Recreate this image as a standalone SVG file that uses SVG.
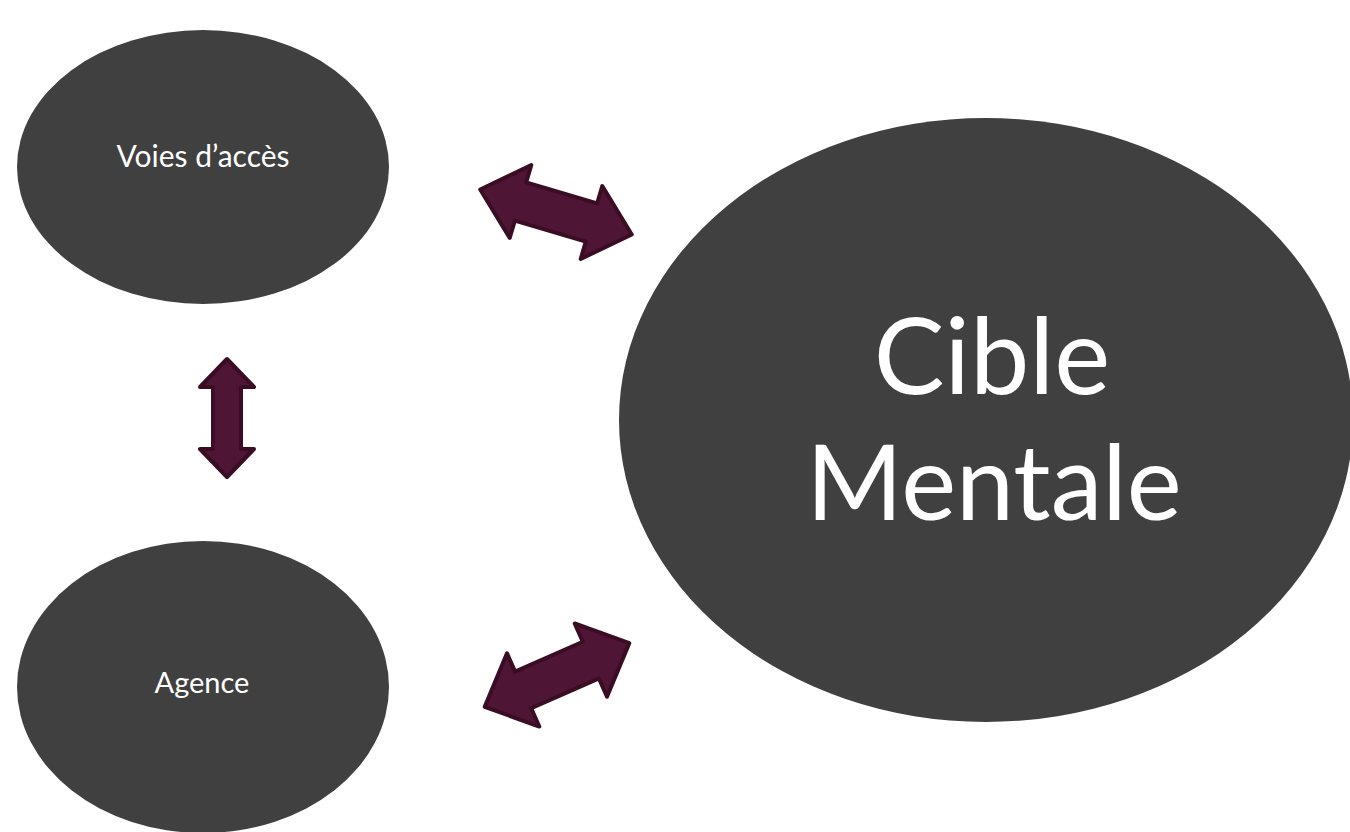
<svg xmlns="http://www.w3.org/2000/svg" width="1350" height="832" viewBox="0 0 1350 832">
<style>
.node{fill:#404040;}
.lbl{fill:#ffffff;font-family:Lato,"Open Sans","Liberation Sans",sans-serif;text-anchor:middle;}
.arr{fill:#4e1535;stroke:#3a0d24;stroke-width:4;stroke-linejoin:round;}
</style>
<rect width="1350" height="832" fill="#ffffff"/>
<g id="voies">
<ellipse class="node" cx="203" cy="167" rx="186" ry="137"/>
<text class="lbl" x="203" y="167" font-size="30">Voies d’accès</text>
</g>
<g id="agence">
<ellipse class="node" cx="203" cy="687" rx="186" ry="146"/>
<text class="lbl" x="202" y="693" font-size="29">Agence</text>
</g>
<g id="cible">
<ellipse class="node" cx="986" cy="420" rx="367" ry="302"/>
<text class="lbl" x="992" y="394" font-size="106">Cible</text>
<text class="lbl" x="994" y="520" font-size="104">Mentale</text>
</g>
<g id="connectors">
<path class="arr" transform="translate(556,212) rotate(16.5)" d="M-79,0 L-37,-38 L-37,-20 L37,-20 L37,-38 L79,0 L37,38 L37,20 L-37,20 L-37,38 Z"/>
<path class="arr" transform="translate(227,418)" d="M0,-59 L27,-31 L14,-31 L14,31 L27,31 L0,59 L-27,31 L-14,31 L-14,-31 L-27,-31 Z"/>
<path class="arr" transform="translate(557,675) rotate(-23.8)" d="M-79,0 L-37,-40 L-37,-20 L37,-20 L37,-40 L79,0 L37,40 L37,20 L-37,20 L-37,40 Z"/>
</g>
</svg>
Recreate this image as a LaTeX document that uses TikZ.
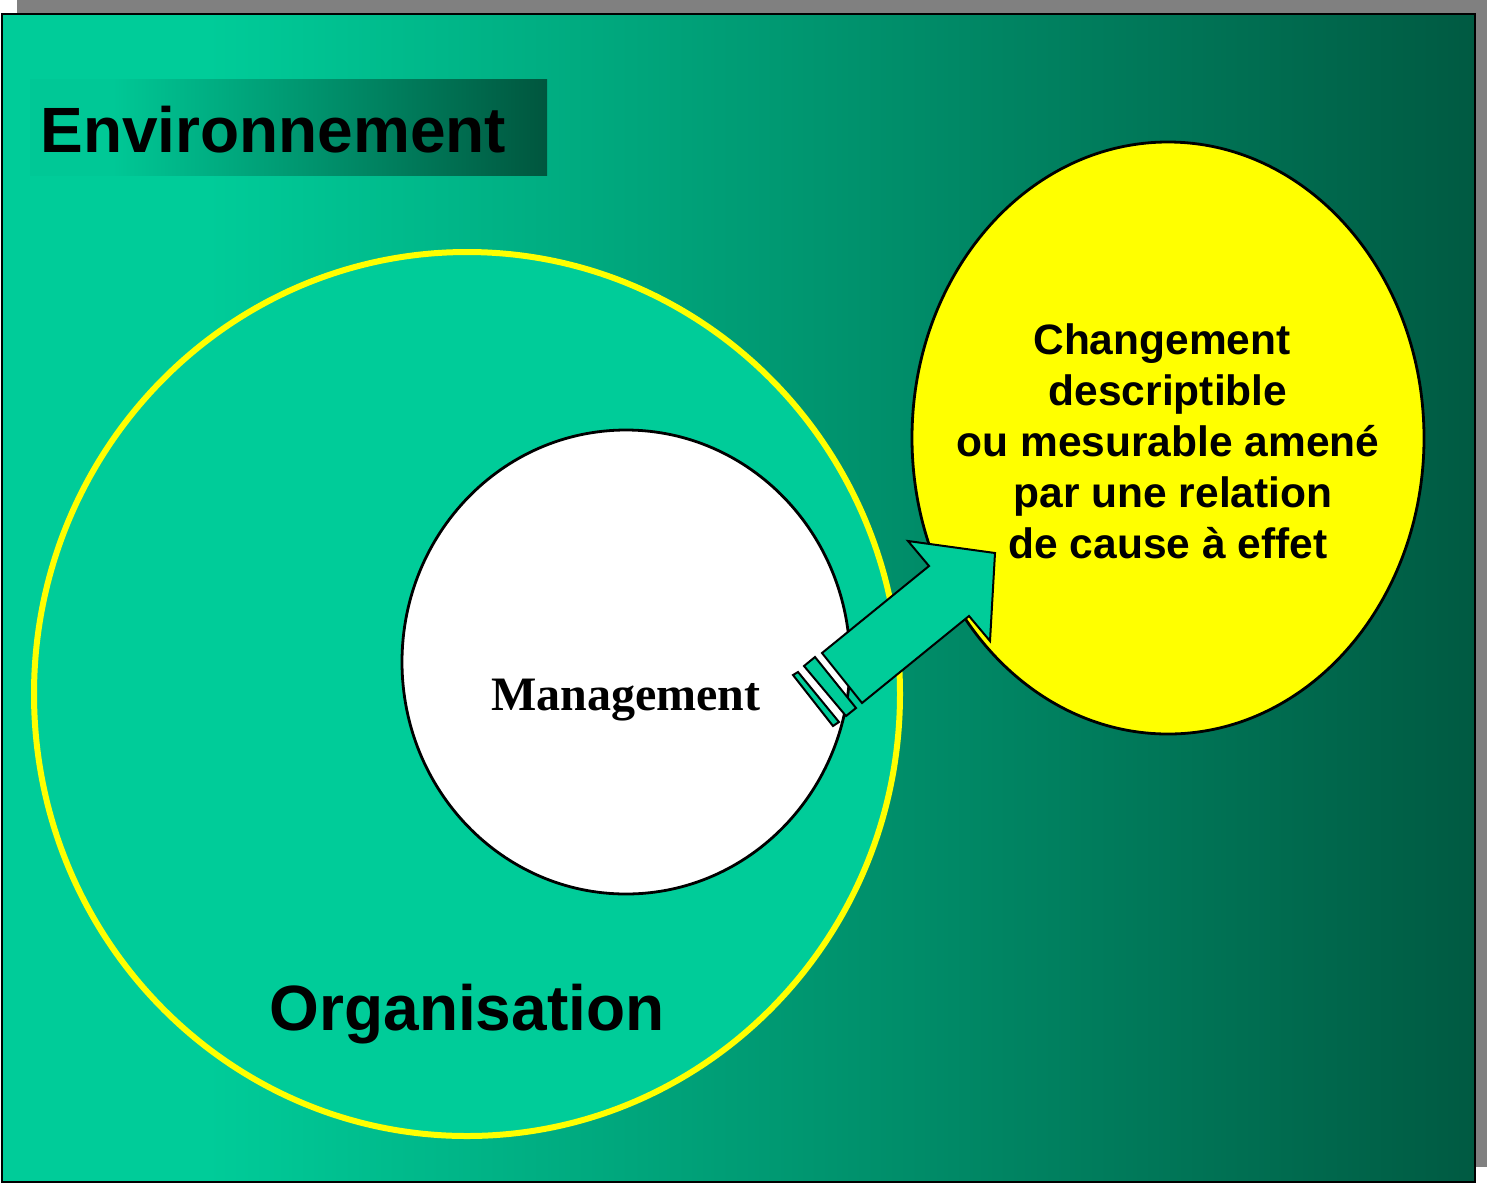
\documentclass[tikz,border=0pt]{standalone}
\usepackage{fontspec}
\usetikzlibrary{shapes.geometric}
\newfontfamily\sansb{Liberation Sans}
\newfontfamily\serifb{Liberation Serif}
\definecolor{envL}{RGB}{0,204,153}
\definecolor{envR}{RGB}{0,90,66}
\definecolor{boxL}{RGB}{0,200,150}
\definecolor{boxR}{RGB}{0,86,62}
\definecolor{shadowgray}{RGB}{128,128,128}
\definecolor{yel}{RGB}{255,255,0}
\pgfdeclarehorizontalshading{envshade}{100bp}{color(0bp)=(envL); color(32bp)=(envL); color(75bp)=(envR); color(100bp)=(envR)}
\pgfdeclarehorizontalshading{boxshade}{100bp}{color(0bp)=(boxL); color(33bp)=(boxL); color(75bp)=(boxR); color(100bp)=(boxR)}
\tikzset{
  bigtext/.style={font=\sansb\bfseries\fontsize{32}{38}\selectfont, inner sep=0pt},
  blob/.style={ellipse, inner sep=0pt},
  blockarrow/.style={fill=envL, draw=black, line width=1pt, line join=miter},
}
\begin{document}
\begin{tikzpicture}[x=0.5pt,y=-0.5pt]
\useasboundingbox (0,0) rectangle (1487,1184);
% shadow and background
\fill[shadowgray] (17,0) rectangle (1487,1167);
\shade[shading=envshade] (2,14) rectangle (1475,1182);
\draw[line width=1.2pt] (2,14) rectangle (1475,1182);
% title box
\shade[shading=boxshade] (30,79) rectangle (547,175);
\node[bigtext, anchor=base west] (env) at (40,152) {Environnement};
% organisation circle
\node[blob, draw=yel, line width=3pt, fill=envL, minimum width=433pt, minimum height=442pt] (org) at (467,694) {};
\node[bigtext, anchor=base] (orglabel) at (467,1030) {Organisation};
% management circle
\node[blob, draw=black, line width=1.4pt, fill=white, minimum width=224pt, minimum height=232pt] (mgmt) at (626,662) {};
\node[font=\serifb\bfseries\fontsize{24}{28}\selectfont, inner sep=0pt, anchor=base] (mgmtlabel) at (626,710) {Management};
% effect ellipse
\node[blob, draw=black, line width=1.4pt, fill=yel, minimum width=256pt, minimum height=296pt] (effect) at (1168,438) {};
\node[font=\sansb\bfseries\fontsize{21.25}{25.5}\selectfont, inner sep=0pt, align=center] (effectlabel) at (1168,441)
  {Changement\kern6pt\\descriptible\\ou mesurable amené\\\kern5pt par une relation\\de cause à effet};
% block arrow from management to effect
\draw[blockarrow] (822,653) -- (929,566) -- (908,541) -- (995,553) -- (990,641) -- (969,616) -- (862,703) -- cycle;
\draw[blockarrow] (804,666) -- (815,657) -- (856,708) -- (846,716) -- cycle;
\draw[blockarrow] (793,675) -- (798,672) -- (839,722) -- (833,726) -- cycle;
\end{tikzpicture}
\end{document}
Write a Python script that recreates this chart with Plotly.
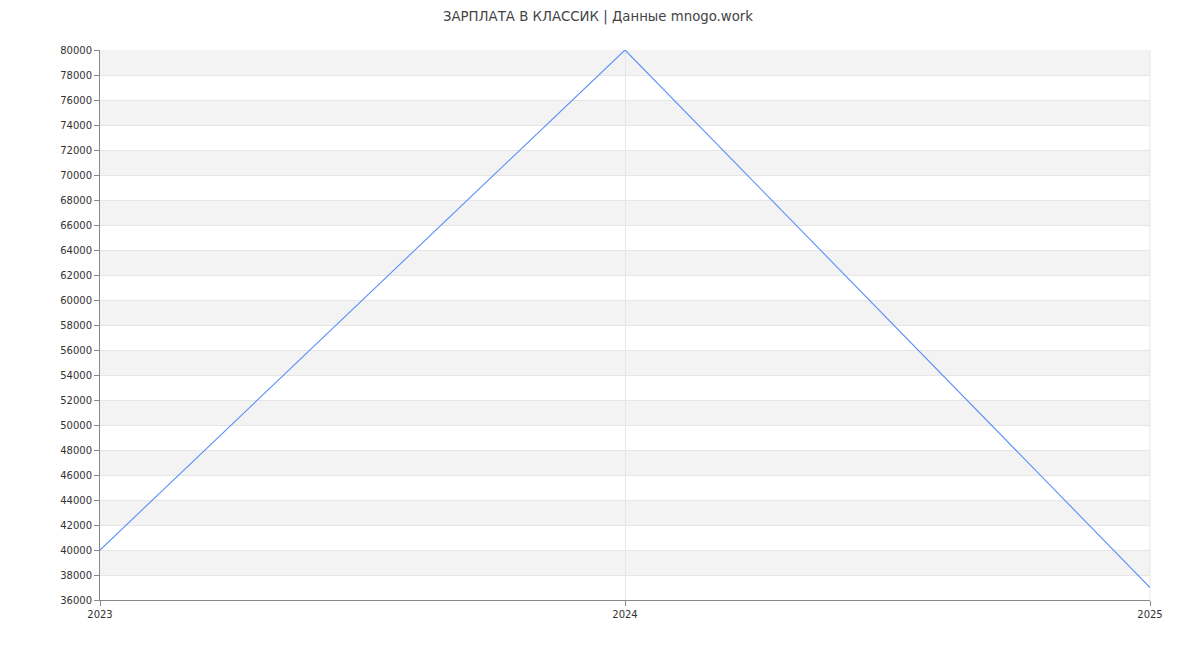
import plotly.graph_objects as go

years = [2023, 2024, 2025]
salary = [40000, 80000, 37000]
y_min, y_max, y_step = 36000, 80000, 2000

fig = go.Figure()

# alternating background bands
shapes = []
for lo in range(38000, y_max, 4000):
    shapes.append(dict(type="rect", xref="paper", yref="y", x0=0, x1=1, y0=lo, y1=lo + 2000,
                       fillcolor="#f3f3f3", line_width=0, layer="below"))
# right border
shapes.append(dict(type="line", xref="paper", yref="paper", x0=1, x1=1, y0=0, y1=1,
                   line=dict(color="#e6e6e6", width=1), layer="below"))

fig.add_trace(go.Scatter(x=years, y=salary, mode="lines",
                         line=dict(color="#5b8ff9", width=1.1), hoverinfo="x+y"))

fig.update_layout(
    width=1200, height=650,
    margin=dict(l=92, r=58, t=42, b=58),
    paper_bgcolor="white", plot_bgcolor="white",
    showlegend=False,
    shapes=shapes,
    font=dict(family="DejaVu Sans", size=11, color="#333333"),
    title=dict(text="ЗАРПЛАТА В КЛАССИК | Данные mnogo.work", x=590 / 1200, xanchor="center",
               xref="container", yref="container",
               y=1 - 4 / 650, yanchor="top", pad=dict(t=0, b=0),
               font=dict(size=13.3, color="#444444")),
)
fig.update_xaxes(range=[2023, 2025], tickvals=years, ticktext=[str(y) for y in years],
                 showgrid=True, gridcolor="#e6e6e6", gridwidth=1,
                 showline=True, linecolor="#888888", linewidth=1,
                 ticks="outside", ticklen=5, tickcolor="#888888",
                 zeroline=False, tickfont=dict(size=10))
fig.update_yaxes(range=[y_min, y_max], dtick=y_step, tick0=y_min,
                 showgrid=True, gridcolor="#e6e6e6", gridwidth=1,
                 showline=True, linecolor="#888888", linewidth=1,
                 ticks="outside", ticklen=5, tickcolor="#888888",
                 zeroline=False, tickfont=dict(size=10), tickformat="d")

fig.write_html("out.html")
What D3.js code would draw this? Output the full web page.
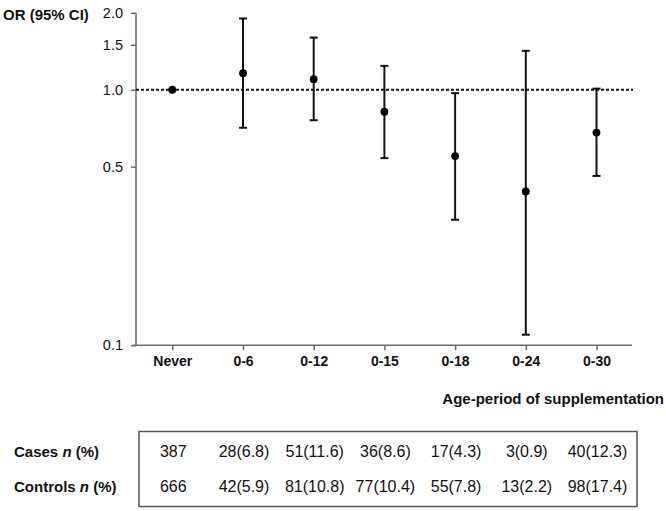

● Goal of the exercise:
Reproduce each record from above exactly; pictures do not belong in the copy.

● The answer:
Recreate this image as a standalone SVG file that uses SVG.
<svg xmlns="http://www.w3.org/2000/svg" width="1350" height="832" viewBox="0 0 1350 832">
<style>
.node{fill:#404040;}
.lbl{fill:#ffffff;font-family:Lato,"Open Sans","Liberation Sans",sans-serif;text-anchor:middle;}
.arr{fill:#4e1535;stroke:#3a0d24;stroke-width:4;stroke-linejoin:round;}
</style>
<rect width="1350" height="832" fill="#ffffff"/>
<g id="voies">
<ellipse class="node" cx="203" cy="167" rx="186" ry="137"/>
<text class="lbl" x="203" y="167" font-size="30">Voies d’accès</text>
</g>
<g id="agence">
<ellipse class="node" cx="203" cy="687" rx="186" ry="146"/>
<text class="lbl" x="202" y="693" font-size="29">Agence</text>
</g>
<g id="cible">
<ellipse class="node" cx="986" cy="420" rx="367" ry="302"/>
<text class="lbl" x="992" y="394" font-size="106">Cible</text>
<text class="lbl" x="994" y="520" font-size="104">Mentale</text>
</g>
<g id="connectors">
<path class="arr" transform="translate(556,212) rotate(16.5)" d="M-79,0 L-37,-38 L-37,-20 L37,-20 L37,-38 L79,0 L37,38 L37,20 L-37,20 L-37,38 Z"/>
<path class="arr" transform="translate(227,418)" d="M0,-59 L27,-31 L14,-31 L14,31 L27,31 L0,59 L-27,31 L-14,31 L-14,-31 L-27,-31 Z"/>
<path class="arr" transform="translate(557,675) rotate(-23.8)" d="M-79,0 L-37,-40 L-37,-20 L37,-20 L37,-40 L79,0 L37,40 L37,20 L-37,20 L-37,40 Z"/>
</g>
</svg>
Recreate this image as a LaTeX document that uses TikZ.
\documentclass[tikz,border=0pt]{standalone}
\usepackage{fontspec}
\usetikzlibrary{shapes.geometric}
\newfontfamily\sansb{Liberation Sans}
\newfontfamily\serifb{Liberation Serif}
\definecolor{envL}{RGB}{0,204,153}
\definecolor{envR}{RGB}{0,90,66}
\definecolor{boxL}{RGB}{0,200,150}
\definecolor{boxR}{RGB}{0,86,62}
\definecolor{shadowgray}{RGB}{128,128,128}
\definecolor{yel}{RGB}{255,255,0}
\pgfdeclarehorizontalshading{envshade}{100bp}{color(0bp)=(envL); color(32bp)=(envL); color(75bp)=(envR); color(100bp)=(envR)}
\pgfdeclarehorizontalshading{boxshade}{100bp}{color(0bp)=(boxL); color(33bp)=(boxL); color(75bp)=(boxR); color(100bp)=(boxR)}
\tikzset{
  bigtext/.style={font=\sansb\bfseries\fontsize{32}{38}\selectfont, inner sep=0pt},
  blob/.style={ellipse, inner sep=0pt},
  blockarrow/.style={fill=envL, draw=black, line width=1pt, line join=miter},
}
\begin{document}
\begin{tikzpicture}[x=0.5pt,y=-0.5pt]
\useasboundingbox (0,0) rectangle (1487,1184);
% shadow and background
\fill[shadowgray] (17,0) rectangle (1487,1167);
\shade[shading=envshade] (2,14) rectangle (1475,1182);
\draw[line width=1.2pt] (2,14) rectangle (1475,1182);
% title box
\shade[shading=boxshade] (30,79) rectangle (547,175);
\node[bigtext, anchor=base west] (env) at (40,152) {Environnement};
% organisation circle
\node[blob, draw=yel, line width=3pt, fill=envL, minimum width=433pt, minimum height=442pt] (org) at (467,694) {};
\node[bigtext, anchor=base] (orglabel) at (467,1030) {Organisation};
% management circle
\node[blob, draw=black, line width=1.4pt, fill=white, minimum width=224pt, minimum height=232pt] (mgmt) at (626,662) {};
\node[font=\serifb\bfseries\fontsize{24}{28}\selectfont, inner sep=0pt, anchor=base] (mgmtlabel) at (626,710) {Management};
% effect ellipse
\node[blob, draw=black, line width=1.4pt, fill=yel, minimum width=256pt, minimum height=296pt] (effect) at (1168,438) {};
\node[font=\sansb\bfseries\fontsize{21.25}{25.5}\selectfont, inner sep=0pt, align=center] (effectlabel) at (1168,441)
  {Changement\kern6pt\\descriptible\\ou mesurable amené\\\kern5pt par une relation\\de cause à effet};
% block arrow from management to effect
\draw[blockarrow] (822,653) -- (929,566) -- (908,541) -- (995,553) -- (990,641) -- (969,616) -- (862,703) -- cycle;
\draw[blockarrow] (804,666) -- (815,657) -- (856,708) -- (846,716) -- cycle;
\draw[blockarrow] (793,675) -- (798,672) -- (839,722) -- (833,726) -- cycle;
\end{tikzpicture}
\end{document}
Write a Python script that recreates this chart with Plotly.
import plotly.graph_objects as go

years = [2023, 2024, 2025]
salary = [40000, 80000, 37000]
y_min, y_max, y_step = 36000, 80000, 2000

fig = go.Figure()

# alternating background bands
shapes = []
for lo in range(38000, y_max, 4000):
    shapes.append(dict(type="rect", xref="paper", yref="y", x0=0, x1=1, y0=lo, y1=lo + 2000,
                       fillcolor="#f3f3f3", line_width=0, layer="below"))
# right border
shapes.append(dict(type="line", xref="paper", yref="paper", x0=1, x1=1, y0=0, y1=1,
                   line=dict(color="#e6e6e6", width=1), layer="below"))

fig.add_trace(go.Scatter(x=years, y=salary, mode="lines",
                         line=dict(color="#5b8ff9", width=1.1), hoverinfo="x+y"))

fig.update_layout(
    width=1200, height=650,
    margin=dict(l=92, r=58, t=42, b=58),
    paper_bgcolor="white", plot_bgcolor="white",
    showlegend=False,
    shapes=shapes,
    font=dict(family="DejaVu Sans", size=11, color="#333333"),
    title=dict(text="ЗАРПЛАТА В КЛАССИК | Данные mnogo.work", x=590 / 1200, xanchor="center",
               xref="container", yref="container",
               y=1 - 4 / 650, yanchor="top", pad=dict(t=0, b=0),
               font=dict(size=13.3, color="#444444")),
)
fig.update_xaxes(range=[2023, 2025], tickvals=years, ticktext=[str(y) for y in years],
                 showgrid=True, gridcolor="#e6e6e6", gridwidth=1,
                 showline=True, linecolor="#888888", linewidth=1,
                 ticks="outside", ticklen=5, tickcolor="#888888",
                 zeroline=False, tickfont=dict(size=10))
fig.update_yaxes(range=[y_min, y_max], dtick=y_step, tick0=y_min,
                 showgrid=True, gridcolor="#e6e6e6", gridwidth=1,
                 showline=True, linecolor="#888888", linewidth=1,
                 ticks="outside", ticklen=5, tickcolor="#888888",
                 zeroline=False, tickfont=dict(size=10), tickformat="d")

fig.write_html("out.html")
What D3.js code would draw this? Output the full web page.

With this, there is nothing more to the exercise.